» Source code of charts:
◇ ◇ ◇ ◇ ◇
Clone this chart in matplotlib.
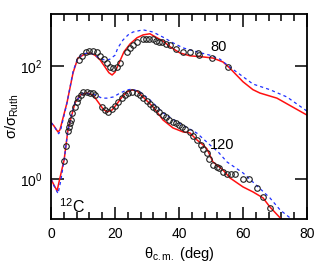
import numpy as np
import matplotlib
matplotlib.use("Agg")
import matplotlib.pyplot as plt

plt.rcParams['font.family'] = ['Liberation Sans', 'DejaVu Sans']
plt.rcParams['mathtext.fontset'] = 'custom'
plt.rcParams['mathtext.rm'] = 'Liberation Sans'
plt.rcParams['mathtext.it'] = 'Liberation Sans:italic'

# 80 MeV: data points (theta_cm, log10 sigma/sigma_Ruth)
th_80 = [8.75, 9.7, 10.9, 11.9, 13.1, 14.4, 15.3, 16.6, 17.5, 18.4, 19.4, 20.6, 21.6,
         23.75, 24.7, 25.6, 26.9, 28.75, 29.7, 30.6, 31.9, 32.8, 33.75, 34.7, 35.9,
         37.2, 39.1, 41.25, 43.4, 45.9, 46.1, 50.3, 55.3]
lg_80 = [2.106, 2.177, 2.248, 2.265, 2.265, 2.248, 2.177, 2.124, 2.053, 1.982, 1.965,
         1.982, 2.053, 2.248, 2.319, 2.372, 2.425, 2.478, 2.478, 2.478, 2.478, 2.442,
         2.425, 2.425, 2.389, 2.372, 2.301, 2.248, 2.248, 2.23, 2.195, 2.142, 1.982]

# 80 MeV: red solid calculation
th_80_red = [0, 0.9, 2.2, 2.8, 5.0, 6.9, 8.4, 10.6, 12.2, 13.75, 15.3, 16.9, 18.1, 19.1,
             20.0, 21.25, 22.8, 24.7, 26.9, 28.8, 30.9, 33.1, 35.0, 37.2, 40.3, 43.4,
             47.5, 50.6, 53.75, 55.9, 60.0, 63.1, 65.3, 70.6, 75.6, 80.0]
lg_80_red = [1.0, 0.94, 0.83, 0.87, 1.35, 1.88, 2.14, 2.21, 2.23, 2.19, 2.11, 1.98, 1.88,
             1.84, 1.89, 2.05, 2.25, 2.39, 2.50, 2.55, 2.57, 2.50, 2.44, 2.34, 2.23, 2.18,
             2.16, 2.14, 2.07, 1.96, 1.72, 1.58, 1.52, 1.43, 1.27, 1.13]

# 80 MeV: blue dashed calculation
th_80_blue = [0, 0.9, 2.4, 3.0, 5.0, 6.9, 8.4, 10.6, 12.2, 13.75, 15.3, 17.2, 18.4, 20.0,
              20.9, 22.5, 24.1, 25.6, 28.75, 31.9, 35.0, 38.1, 41.25, 45.6, 49.7, 52.8,
              55.9, 60.0, 63.1, 68.4, 73.75, 80.0]
lg_80_blue = [1.0, 0.94, 0.80, 0.86, 1.35, 1.90, 2.15, 2.22, 2.23, 2.19, 2.13, 2.10, 2.12,
              2.19, 2.32, 2.46, 2.55, 2.60, 2.64, 2.60, 2.51, 2.41, 2.32, 2.25, 2.19, 2.12,
              1.98, 1.81, 1.68, 1.58, 1.45, 1.20]

# 120 MeV: data points
th_120 = [4.06, 4.69, 5.31, 5.63, 5.94, 6.25, 6.56, 7.5, 8.13, 8.44, 9.38, 10.0, 11.25,
          12.2, 13.1, 13.75, 15.9, 16.9, 17.8, 19.1, 20.0, 20.9, 22.2, 23.1, 24.1, 25.3,
          26.9, 27.8, 28.75, 30.0, 30.9, 31.9, 32.8, 33.75, 35.0, 35.9, 36.9, 38.1, 39.1,
          40.0, 40.9, 41.9, 43.4, 44.4, 45.6, 46.9, 47.5, 48.75, 49.4, 50.6, 51.9, 52.5,
          53.75, 55.0, 56.25, 57.5, 60.0, 61.9, 64.4, 66.25, 68.4]
lg_120 = [0.319, 0.584, 0.850, 0.920, 0.991, 1.044, 1.168, 1.274, 1.363, 1.434, 1.487,
          1.540, 1.540, 1.522, 1.522, 1.487, 1.274, 1.221, 1.186, 1.239, 1.292, 1.363,
          1.434, 1.487, 1.522, 1.540, 1.522, 1.487, 1.434, 1.381, 1.327, 1.274, 1.239,
          1.186, 1.133, 1.097, 1.044, 1.009, 0.991, 0.956, 0.920, 0.885, 0.832, 0.761,
          0.690, 0.602, 0.531, 0.460, 0.354, 0.248, 0.212, 0.195, 0.124, 0.088, 0.088,
          0.088, 0.0, 0.0, -0.159, -0.319, -0.513]

# 120 MeV: red solid calculation
th_120_red = [0, 0.9, 1.9, 2.8, 4.1, 5.3, 6.25, 7.5, 9.1, 11.25, 13.1, 14.7, 16.25, 17.5,
              19.1, 20.6, 22.2, 23.75, 25.3, 26.9, 28.75, 31.9, 35.0, 38.1, 41.25, 43.4,
              45.6, 47.5, 48.75, 50.6, 53.75, 55.9, 60.0, 63.1, 66.25, 68.4, 71.6]
lg_120_red = [0.0, -0.106, -0.212, 0.018, 0.336, 0.867, 1.08, 1.345, 1.487, 1.522, 1.487,
              1.363, 1.239, 1.186, 1.221, 1.327, 1.451, 1.540, 1.575, 1.558, 1.451, 1.274,
              1.044, 0.903, 0.832, 0.814, 0.690, 0.602, 0.531, 0.301, 0.159, 0.018, -0.142,
              -0.230, -0.336, -0.496, -0.69]

# 120 MeV: blue dashed calculation
th_120_blue = [0, 0.9, 2.2, 3.0, 4.1, 5.3, 6.25, 7.5, 10.0, 13.75, 15.9, 17.5, 19.4, 21.6,
               23.75, 25.3, 27.8, 30.9, 35.0, 39.4, 42.8, 45.6, 49.7, 52.2, 55.0, 60.0,
               64.7, 68.4, 71.6, 74.7]
lg_120_blue = [0.0, -0.12, -0.26, -0.05, 0.33, 0.87, 1.09, 1.36, 1.52, 1.49, 1.43, 1.43,
               1.45, 1.52, 1.575, 1.59, 1.54, 1.40, 1.17, 1.01, 0.90, 0.81, 0.60, 0.48,
               0.30, 0.106, -0.14, -0.336, -0.55, -0.69]

fig = plt.figure(figsize=(3.32, 2.77), dpi=100)
ax = fig.add_axes([0.1536, 0.2094, 0.7711, 0.7401])

for th, lg in [(th_80_red, lg_80_red), (th_120_red, lg_120_red)]:
    ax.plot(th, 10 ** np.array(lg), color='#ff1010', lw=1.1, zorder=2)
for th, lg in [(th_80_blue, lg_80_blue), (th_120_blue, lg_120_blue)]:
    ax.plot(th, 10 ** np.array(lg), color='#2030ff', lw=0.9, ls=(0, (2.5, 2.5)), zorder=2)
for th, lg in [(th_80, lg_80), (th_120, lg_120)]:
    ax.plot(th, 10 ** np.array(lg), 'o', ms=4.0, mfc='none', mec='#202020', mew=0.8, zorder=3)

ax.set_yscale('log')
ax.set_xlim(0, 80)
ax.set_ylim(0.195, 832)
ax.set_yticks([1, 100])
ax.set_yticklabels(['$10^{0}$', '$10^{2}$'])
ax.yaxis.set_minor_locator(matplotlib.ticker.NullLocator())
ax.set_xticks([0, 20, 40, 60, 80])
ax.set_xticks(np.arange(0, 81, 4), minor=True)
ax.tick_params(which='both', direction='in', top=True, right=True, labelsize=10, width=1.1)
ax.tick_params(which='major', length=9, pad=6)
ax.tick_params(which='minor', length=5)
for s in ax.spines.values():
    s.set_linewidth(1.3)

ax.text(52.5, 10 ** 2.34, '80', fontsize=10.5, ha='center', va='center')
ax.text(53.4, 10 ** 0.60, '120', fontsize=10.5, ha='center', va='center')
ax.text(2.6, 10 ** -0.60, '$^{12}$C', fontsize=11.5, ha='left', va='baseline')

ax.set_xlabel(r'θ$_{\mathrm{c.m.}}$ (deg)', fontsize=10.5, labelpad=3)
ax.set_ylabel(r'σ/σ$_{\mathrm{Ruth}}$', fontsize=10.5, labelpad=-1)

fig.savefig('out.png', dpi=100)
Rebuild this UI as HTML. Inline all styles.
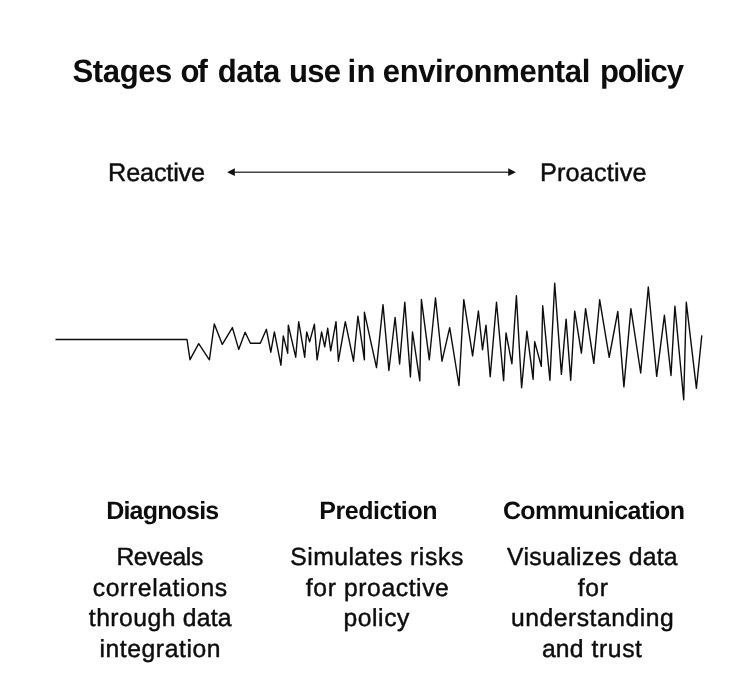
<!DOCTYPE html>
<html lang="en"><head><meta charset="utf-8"><title>Stages of data use in environmental policy</title>
<style>
html,body{margin:0;padding:0;background:#fff;}
body{width:750px;height:681px;position:relative;overflow:hidden;text-rendering:geometricPrecision;font-family:"Liberation Sans",sans-serif;color:#0d0d0d;}
h1,h2,p,div{margin:0;padding:0;font-weight:normal;}
.r span{-webkit-text-stroke:0.45px #0d0d0d;}
.b{font-weight:bold;}
.b span{-webkit-text-stroke:0px #0d0d0d;}
span{position:absolute;white-space:nowrap;line-height:1;}
svg{position:absolute;left:0;top:0;}
</style></head><body>
<svg width="750" height="681" viewBox="0 0 750 681">
<polyline fill="none" stroke="#0d0d0d" stroke-width="1.4" stroke-linejoin="round" stroke-linecap="butt" points="55.5,339.5 187.0,339.5 190.0,359.7 198.7,343.7 209.4,359.8 214.3,323.9 222.3,344.4 232.4,327.6 238.7,349.4 245.1,332.2 250.4,343.3 260.3,343.3 266.4,329.3 270.8,352.2 274.4,331.9 280.9,365.2 283.3,335.9 287.7,353.2 288.3,325.2 295.7,357.2 298.7,321.6 304.7,357.2 306.7,331.9 309.6,341.9 314.4,324.3 317.1,359.9 321.6,331.9 324.7,346.9 327.7,328.3 330.7,350.9 336.0,321.6 338.4,361.2 345.3,321.6 353.5,361.2 357.9,316.2 364.4,359.8 364.4,312.3 376.5,367.6 383.0,304.6 388.9,370.5 395.1,317.5 399.6,364.0 404.8,302.2 410.4,377.0 412.5,332.0 419.8,380.8 421.4,299.4 429.3,359.8 435.5,298.0 442.0,361.2 449.7,327.7 459.0,385.5 463.8,299.6 472.6,355.9 478.4,311.0 482.5,349.7 486.0,325.1 490.2,376.7 496.5,302.2 503.6,380.6 506.0,333.0 511.9,363.8 516.4,295.7 521.6,387.7 526.9,331.3 533.1,379.2 534.7,341.6 541.3,366.4 542.7,305.7 549.9,380.2 554.7,283.2 561.4,374.4 566.1,319.1 570.7,380.2 574.7,311.1 581.4,353.1 585.6,308.6 593.8,363.4 599.7,299.8 609.2,357.3 617.8,311.5 623.9,386.9 630.9,308.6 640.7,373.0 648.3,287.0 656.7,376.4 664.4,315.3 671.0,375.5 674.9,306.1 683.7,399.7 686.3,302.3 696.4,388.3 701.8,335.4"/>
<line x1="231.1" y1="172.2" x2="511.9" y2="172.2" stroke="#444" stroke-width="1.6"/>
<polygon fill="#111" points="227.1,172.2 234.79,168.29 234.79,176.1"/>
<polygon fill="#111" points="515.9,172.2 508.2,168.29 508.2,176.1"/>
</svg>
<h1 class="b" style="font-size:31.1px"><span style="left:72.54px;top:55.67px;letter-spacing:-0.418px;transform:scale(1,1.033);transform-origin:0 26.33px;">Stages</span> <span style="left:180.43px;top:55.67px;letter-spacing:-1.794px;transform:scale(1,1.033);transform-origin:0 26.33px;">of</span> <span style="left:217.71px;top:55.67px;letter-spacing:-0.427px;transform:scale(1,1.033);transform-origin:0 26.33px;">data</span> <span style="left:288.88px;top:55.67px;letter-spacing:-0.675px;transform:scale(1,1.033);transform-origin:0 26.33px;">use</span> <span style="left:347.62px;top:55.67px;letter-spacing:0.284px;transform:scale(1,1.033);transform-origin:0 26.33px;">in</span> <span style="left:382.79px;top:55.67px;letter-spacing:-0.416px;transform:scale(1,1.033);transform-origin:0 26.33px;">environmental</span> <span style="left:599.89px;top:55.67px;letter-spacing:-1.134px;transform:scale(1,1.033);transform-origin:0 26.33px;">policy</span></h1>
<div class="r" style="font-size:25.3px"><span style="left:108.12px;top:160.93px;letter-spacing:-0.207px;">Reactive</span></div>
<div class="r" style="font-size:25.3px"><span style="left:539.93px;top:160.91px;letter-spacing:0.143px;">Proactive</span></div>
<h2 class="b" style="font-size:25.0px"><span style="left:106.23px;top:499.40px;letter-spacing:-0.811px;">Diagnosis</span></h2>
<h2 class="b" style="font-size:25.0px"><span style="left:319.17px;top:499.40px;letter-spacing:-0.434px;">Prediction</span></h2>
<h2 class="b" style="font-size:25.0px"><span style="left:502.89px;top:499.40px;letter-spacing:-0.557px;">Communication</span></h2>
<p class="r" style="font-size:24.7px"><span style="left:116.38px;top:546.25px;letter-spacing:-0.373px;">Reveals</span>
<span style="left:92.80px;top:577.26px;letter-spacing:0.617px;">correlations</span>
<span style="left:88.79px;top:606.75px;letter-spacing:0.499px;">through</span> <span style="left:182.65px;top:606.75px;letter-spacing:0.293px;">data</span>
<span style="left:99.38px;top:638.25px;letter-spacing:0.587px;">integration</span></p>
<p class="r" style="font-size:24.7px"><span style="left:290.33px;top:546.25px;letter-spacing:0.452px;">Simulates</span> <span style="left:409.97px;top:546.25px;letter-spacing:0.683px;">risks</span>
<span style="left:305.65px;top:577.26px;letter-spacing:0.712px;">for</span> <span style="left:344.03px;top:577.26px;letter-spacing:0.573px;">proactive</span>
<span style="left:343.50px;top:606.75px;letter-spacing:0.560px;">policy</span></p>
<p class="r" style="font-size:24.7px"><span style="left:507.07px;top:546.25px;letter-spacing:0.374px;">Visualizes</span> <span style="left:628.86px;top:546.25px;letter-spacing:0.222px;">data</span>
<span style="left:577.64px;top:577.26px;letter-spacing:0.810px;">for</span>
<span style="left:510.99px;top:606.75px;letter-spacing:0.514px;">understanding</span>
<span style="left:541.95px;top:638.25px;letter-spacing:0.165px;">and</span> <span style="left:591.58px;top:638.25px;letter-spacing:0.579px;">trust</span></p>
</body></html>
◇ ◇ ◇ ◇ ◇
» Exercise prompt:
Repeat only the lines between the top of the entries above and the line containing "plt.rcParams['mathtext.it'] = 'Liberation", both ends included, without the pictures.

» Finished task:
Clone this chart in matplotlib.
import numpy as np
import matplotlib
matplotlib.use("Agg")
import matplotlib.pyplot as plt

plt.rcParams['font.family'] = ['Liberation Sans', 'DejaVu Sans']
plt.rcParams['mathtext.fontset'] = 'custom'
plt.rcParams['mathtext.rm'] = 'Liberation Sans'
plt.rcParams['mathtext.it'] = 'Liberation Sans:italic'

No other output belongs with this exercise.